Uno sale del centro de la ciudad y llega al centro de la siguiente ciudad. Eso con los aviones era posible hace unos años, cuando la contaminación por ruido no era tan reconocida y antes de que trasladaran los aeropuertos a una distancia inimaginable de la ciudad. Como un ejemplo, hagan las cuentas de lo que dura un viaje en avión de Medellín a Quito, y después háganlo contando el tiempo del centro de cada ciudad hasta el aeropuerto: habría durado menos el mismo viaje a pata pelada.

Tengo que agregar la razón más obvia por la que amo los trenes: se puede llevar bicicleta y, en general, no cobran más.
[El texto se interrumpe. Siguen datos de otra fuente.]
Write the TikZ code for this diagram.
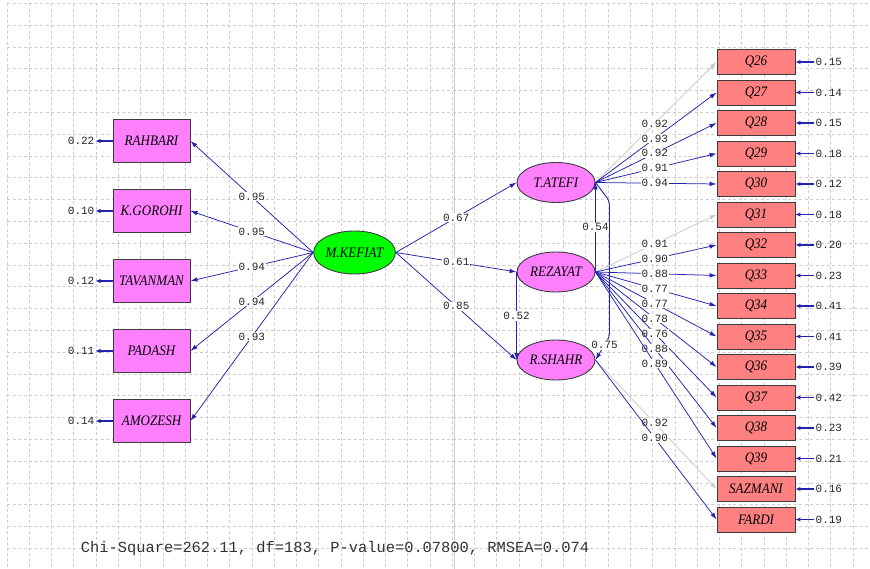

Ahora vaya y lleve una bicicleta en un avión…tiene que desarmarla, desinflarla, empacarla, explicar que ud no es un criminal por querer llevarla en el vuelo, y pagar.

Pero bueno, hay que darle una cosa buena a los aviones: tienen paisajes increíbles. En los ochentas (los gloriosos ochentas), cuando viajamos en avión con mis hermanos a algún sitio, mi hermana siempre nos decía «miren en las nubes que seguro sale Heidi y su abuelo». No sé de dónde sacó ella esa idea (no me acuerdo de ningún capitulo de la cachetirroja corriendo entre las nubes), pero cuando me toca viajar en el asiento de la ventana todavía me acuerdo de mi hermano y yo intentando encontrarla (nunca pudimos). Y nunca puedo dejar de asombrarme cuando los pilotos dicen esas frases como «estimados pasajeros, a su izquierda, el Himalaya» o una cosa increíble como esa que yo, impedido para la geografía de libro y solo habilitado para aprender geografía «experiencial», siempre quedo maravillado por las posibilidades de las invenciones humanas. Al final de cuentas, los hermanos Wright eran mecánicos de bicicleta y algo tenían que darnos para acordarnos de cómo el mundo se puede ver mejor desde ciertos vehículos. A pesar de eso, prefiero andar en tren.